Given problem: Start at the line that contains "Output the LaTeX", stop at the line that contains "(0,0) rectangle (575,653);", and repeat every line in that span, those two included, with no pictures.

Code that draws figures:
* Start *
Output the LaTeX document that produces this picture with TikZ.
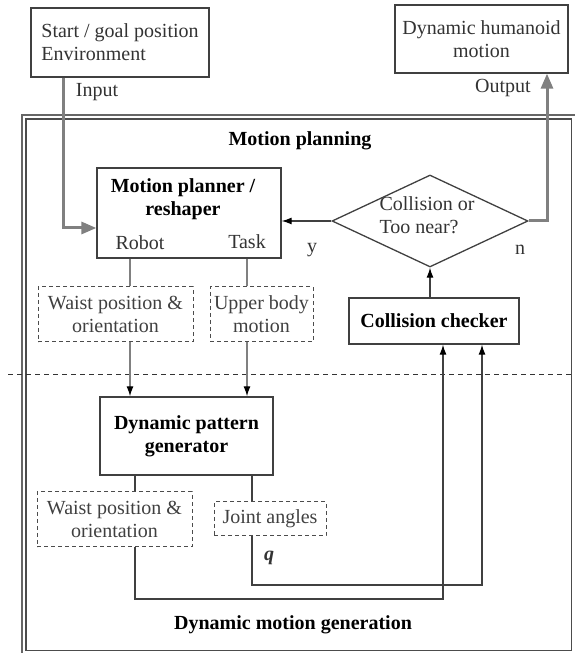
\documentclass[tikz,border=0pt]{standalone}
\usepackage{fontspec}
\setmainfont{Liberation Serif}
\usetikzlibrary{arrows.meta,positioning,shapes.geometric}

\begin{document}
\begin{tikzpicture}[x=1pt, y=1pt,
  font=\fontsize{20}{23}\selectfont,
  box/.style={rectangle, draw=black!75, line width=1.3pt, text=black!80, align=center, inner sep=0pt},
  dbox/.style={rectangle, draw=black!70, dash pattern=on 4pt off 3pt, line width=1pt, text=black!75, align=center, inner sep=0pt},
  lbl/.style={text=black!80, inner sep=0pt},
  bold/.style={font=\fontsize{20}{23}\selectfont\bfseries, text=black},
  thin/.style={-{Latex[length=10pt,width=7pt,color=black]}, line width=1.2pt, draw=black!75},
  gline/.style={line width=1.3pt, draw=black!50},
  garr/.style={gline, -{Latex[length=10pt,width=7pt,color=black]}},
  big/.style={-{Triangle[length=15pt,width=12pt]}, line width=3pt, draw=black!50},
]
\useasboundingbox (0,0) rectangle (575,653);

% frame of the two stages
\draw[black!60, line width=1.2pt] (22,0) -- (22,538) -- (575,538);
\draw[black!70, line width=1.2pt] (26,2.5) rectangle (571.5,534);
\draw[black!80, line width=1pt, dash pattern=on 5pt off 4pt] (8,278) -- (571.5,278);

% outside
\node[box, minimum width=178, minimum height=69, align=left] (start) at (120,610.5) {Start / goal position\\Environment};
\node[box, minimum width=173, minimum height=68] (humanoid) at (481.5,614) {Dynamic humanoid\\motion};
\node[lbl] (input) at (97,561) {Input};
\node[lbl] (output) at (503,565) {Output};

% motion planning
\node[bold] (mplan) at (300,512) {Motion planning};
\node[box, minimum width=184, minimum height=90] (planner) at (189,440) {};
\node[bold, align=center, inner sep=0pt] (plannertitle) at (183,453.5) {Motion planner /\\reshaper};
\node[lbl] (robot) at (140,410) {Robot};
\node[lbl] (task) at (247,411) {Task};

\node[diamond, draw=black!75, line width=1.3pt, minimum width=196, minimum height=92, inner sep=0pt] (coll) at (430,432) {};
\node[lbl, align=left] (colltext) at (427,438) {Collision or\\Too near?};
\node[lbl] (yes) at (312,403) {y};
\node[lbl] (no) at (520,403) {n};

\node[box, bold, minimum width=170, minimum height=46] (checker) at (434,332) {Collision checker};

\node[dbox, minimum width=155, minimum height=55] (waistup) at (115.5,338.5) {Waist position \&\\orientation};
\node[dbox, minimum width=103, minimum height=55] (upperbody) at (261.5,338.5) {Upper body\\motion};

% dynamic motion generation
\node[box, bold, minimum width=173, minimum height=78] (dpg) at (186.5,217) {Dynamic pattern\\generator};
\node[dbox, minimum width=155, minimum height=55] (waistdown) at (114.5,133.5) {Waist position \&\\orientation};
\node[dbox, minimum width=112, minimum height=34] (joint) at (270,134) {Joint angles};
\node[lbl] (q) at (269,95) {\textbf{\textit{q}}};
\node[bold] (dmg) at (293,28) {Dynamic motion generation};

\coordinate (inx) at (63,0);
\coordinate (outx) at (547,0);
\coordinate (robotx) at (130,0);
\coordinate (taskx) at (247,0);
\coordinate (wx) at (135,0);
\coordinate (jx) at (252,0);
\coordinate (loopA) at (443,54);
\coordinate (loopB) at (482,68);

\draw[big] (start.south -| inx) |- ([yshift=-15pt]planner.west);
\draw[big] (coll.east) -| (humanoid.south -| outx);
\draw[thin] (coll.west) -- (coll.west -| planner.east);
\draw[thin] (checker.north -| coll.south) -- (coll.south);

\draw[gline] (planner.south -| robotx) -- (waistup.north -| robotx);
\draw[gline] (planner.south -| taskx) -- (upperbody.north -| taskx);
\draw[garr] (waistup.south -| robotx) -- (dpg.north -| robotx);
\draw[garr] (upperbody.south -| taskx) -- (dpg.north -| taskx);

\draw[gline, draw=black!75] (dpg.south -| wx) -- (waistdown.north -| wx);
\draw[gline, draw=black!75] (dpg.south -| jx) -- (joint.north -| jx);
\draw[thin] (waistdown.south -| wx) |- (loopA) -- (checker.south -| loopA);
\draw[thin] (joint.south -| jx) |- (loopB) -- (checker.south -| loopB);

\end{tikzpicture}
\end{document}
* End *
* Start *
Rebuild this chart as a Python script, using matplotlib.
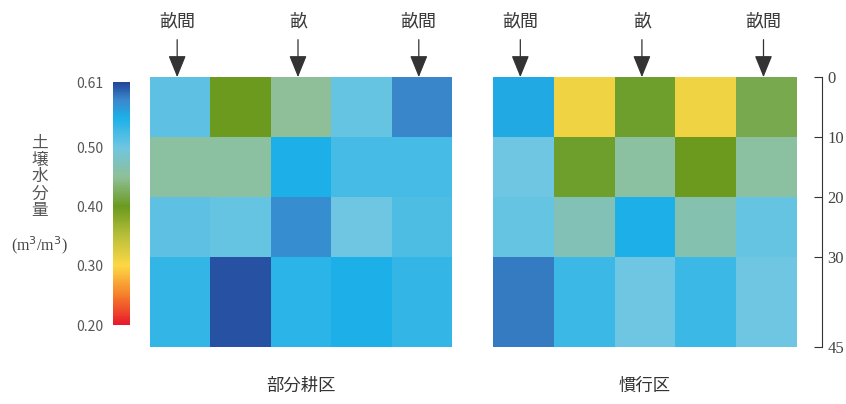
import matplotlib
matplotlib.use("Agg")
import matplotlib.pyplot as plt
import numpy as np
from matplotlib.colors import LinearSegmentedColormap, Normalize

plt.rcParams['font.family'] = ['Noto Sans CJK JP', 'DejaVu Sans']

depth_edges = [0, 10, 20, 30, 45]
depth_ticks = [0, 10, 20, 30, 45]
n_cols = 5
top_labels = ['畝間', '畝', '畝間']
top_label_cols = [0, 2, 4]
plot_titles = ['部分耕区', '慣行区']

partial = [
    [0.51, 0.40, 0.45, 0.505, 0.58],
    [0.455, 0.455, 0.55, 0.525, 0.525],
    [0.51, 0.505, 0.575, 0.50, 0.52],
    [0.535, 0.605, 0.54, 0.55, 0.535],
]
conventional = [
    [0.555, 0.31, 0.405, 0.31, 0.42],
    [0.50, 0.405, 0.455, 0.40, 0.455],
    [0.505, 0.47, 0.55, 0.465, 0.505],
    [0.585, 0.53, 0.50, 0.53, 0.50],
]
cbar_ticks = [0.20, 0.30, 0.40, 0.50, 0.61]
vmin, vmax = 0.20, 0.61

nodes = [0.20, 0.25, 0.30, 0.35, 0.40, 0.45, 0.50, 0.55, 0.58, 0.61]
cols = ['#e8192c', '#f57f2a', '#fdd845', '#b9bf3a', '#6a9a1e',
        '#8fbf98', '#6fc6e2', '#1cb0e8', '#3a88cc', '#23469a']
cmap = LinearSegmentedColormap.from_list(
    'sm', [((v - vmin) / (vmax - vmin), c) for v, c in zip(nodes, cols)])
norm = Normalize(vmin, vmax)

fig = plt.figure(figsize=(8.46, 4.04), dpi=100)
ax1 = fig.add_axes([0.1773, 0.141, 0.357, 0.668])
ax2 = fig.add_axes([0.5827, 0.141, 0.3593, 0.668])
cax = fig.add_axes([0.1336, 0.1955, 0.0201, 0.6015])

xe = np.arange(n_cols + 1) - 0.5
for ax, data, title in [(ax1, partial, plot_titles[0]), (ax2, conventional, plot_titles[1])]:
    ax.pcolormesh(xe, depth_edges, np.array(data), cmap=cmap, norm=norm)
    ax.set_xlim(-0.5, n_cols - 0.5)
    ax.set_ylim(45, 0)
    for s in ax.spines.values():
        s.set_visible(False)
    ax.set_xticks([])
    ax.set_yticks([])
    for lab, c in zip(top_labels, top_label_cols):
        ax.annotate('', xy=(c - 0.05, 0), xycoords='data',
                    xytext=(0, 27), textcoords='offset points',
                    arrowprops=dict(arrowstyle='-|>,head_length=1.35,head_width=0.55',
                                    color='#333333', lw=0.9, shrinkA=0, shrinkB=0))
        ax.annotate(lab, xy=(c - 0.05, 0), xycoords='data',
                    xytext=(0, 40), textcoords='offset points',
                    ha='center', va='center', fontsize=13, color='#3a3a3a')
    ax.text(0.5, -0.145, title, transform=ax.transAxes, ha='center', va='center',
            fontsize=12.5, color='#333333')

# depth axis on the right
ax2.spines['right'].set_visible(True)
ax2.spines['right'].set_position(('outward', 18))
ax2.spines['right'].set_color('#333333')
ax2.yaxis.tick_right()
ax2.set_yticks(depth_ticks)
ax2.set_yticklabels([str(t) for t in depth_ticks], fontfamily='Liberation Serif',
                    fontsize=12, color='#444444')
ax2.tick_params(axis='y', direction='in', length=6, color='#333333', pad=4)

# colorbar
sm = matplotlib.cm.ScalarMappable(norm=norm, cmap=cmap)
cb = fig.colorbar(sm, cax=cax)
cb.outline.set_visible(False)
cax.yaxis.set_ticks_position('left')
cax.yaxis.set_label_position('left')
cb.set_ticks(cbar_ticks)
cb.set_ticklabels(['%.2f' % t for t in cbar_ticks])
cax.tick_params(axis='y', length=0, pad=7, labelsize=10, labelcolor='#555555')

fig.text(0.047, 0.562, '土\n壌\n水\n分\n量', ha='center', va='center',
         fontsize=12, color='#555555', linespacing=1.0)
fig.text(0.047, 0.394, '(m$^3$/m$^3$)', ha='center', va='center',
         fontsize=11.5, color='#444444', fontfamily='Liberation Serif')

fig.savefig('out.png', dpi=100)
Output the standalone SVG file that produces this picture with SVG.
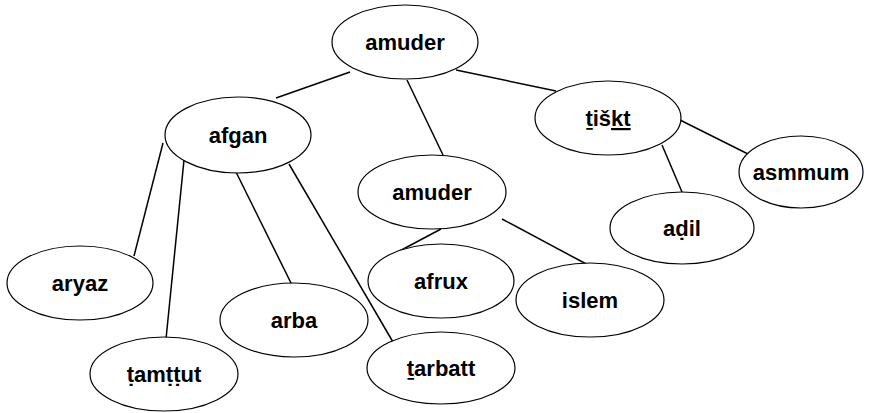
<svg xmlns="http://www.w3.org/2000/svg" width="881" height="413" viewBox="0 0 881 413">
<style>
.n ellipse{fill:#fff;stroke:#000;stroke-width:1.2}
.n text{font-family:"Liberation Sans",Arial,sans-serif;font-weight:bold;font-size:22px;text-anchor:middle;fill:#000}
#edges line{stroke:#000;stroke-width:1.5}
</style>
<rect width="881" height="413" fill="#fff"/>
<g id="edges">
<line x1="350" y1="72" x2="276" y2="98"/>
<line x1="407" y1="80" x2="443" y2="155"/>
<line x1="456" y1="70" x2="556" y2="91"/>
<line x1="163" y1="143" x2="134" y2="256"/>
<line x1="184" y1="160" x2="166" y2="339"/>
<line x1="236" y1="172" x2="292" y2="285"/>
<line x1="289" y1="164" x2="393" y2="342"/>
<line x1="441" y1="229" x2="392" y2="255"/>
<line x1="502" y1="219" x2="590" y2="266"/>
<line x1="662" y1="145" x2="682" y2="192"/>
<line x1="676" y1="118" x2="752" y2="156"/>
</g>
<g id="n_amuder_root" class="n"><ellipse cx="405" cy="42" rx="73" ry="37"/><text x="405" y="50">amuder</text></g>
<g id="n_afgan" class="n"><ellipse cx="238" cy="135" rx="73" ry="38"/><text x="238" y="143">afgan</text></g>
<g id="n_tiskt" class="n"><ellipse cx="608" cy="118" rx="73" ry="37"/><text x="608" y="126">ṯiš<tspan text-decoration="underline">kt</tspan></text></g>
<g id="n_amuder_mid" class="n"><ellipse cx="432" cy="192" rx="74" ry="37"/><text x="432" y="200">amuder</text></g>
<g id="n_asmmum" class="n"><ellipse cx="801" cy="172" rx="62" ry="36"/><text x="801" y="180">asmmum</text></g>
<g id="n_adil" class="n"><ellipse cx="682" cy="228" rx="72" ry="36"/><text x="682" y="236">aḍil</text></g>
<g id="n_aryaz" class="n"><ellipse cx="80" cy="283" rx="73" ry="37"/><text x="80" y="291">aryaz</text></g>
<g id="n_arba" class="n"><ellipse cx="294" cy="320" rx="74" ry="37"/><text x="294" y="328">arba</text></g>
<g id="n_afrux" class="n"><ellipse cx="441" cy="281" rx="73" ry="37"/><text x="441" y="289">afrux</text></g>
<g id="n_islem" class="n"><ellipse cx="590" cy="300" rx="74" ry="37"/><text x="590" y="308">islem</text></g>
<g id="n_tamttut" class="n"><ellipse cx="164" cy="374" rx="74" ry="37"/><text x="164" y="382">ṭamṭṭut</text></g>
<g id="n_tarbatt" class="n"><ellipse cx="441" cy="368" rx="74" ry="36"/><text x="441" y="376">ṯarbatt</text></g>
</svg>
* End *
Answer to this task:
Output the LaTeX document that produces this picture with TikZ.
\documentclass[tikz,border=0pt]{standalone}
\usepackage{fontspec}
\setmainfont{Liberation Serif}
\usetikzlibrary{arrows.meta,positioning,shapes.geometric}

\begin{document}
\begin{tikzpicture}[x=1pt, y=1pt,
  font=\fontsize{20}{23}\selectfont,
  box/.style={rectangle, draw=black!75, line width=1.3pt, text=black!80, align=center, inner sep=0pt},
  dbox/.style={rectangle, draw=black!70, dash pattern=on 4pt off 3pt, line width=1pt, text=black!75, align=center, inner sep=0pt},
  lbl/.style={text=black!80, inner sep=0pt},
  bold/.style={font=\fontsize{20}{23}\selectfont\bfseries, text=black},
  thin/.style={-{Latex[length=10pt,width=7pt,color=black]}, line width=1.2pt, draw=black!75},
  gline/.style={line width=1.3pt, draw=black!50},
  garr/.style={gline, -{Latex[length=10pt,width=7pt,color=black]}},
  big/.style={-{Triangle[length=15pt,width=12pt]}, line width=3pt, draw=black!50},
]
\useasboundingbox (0,0) rectangle (575,653);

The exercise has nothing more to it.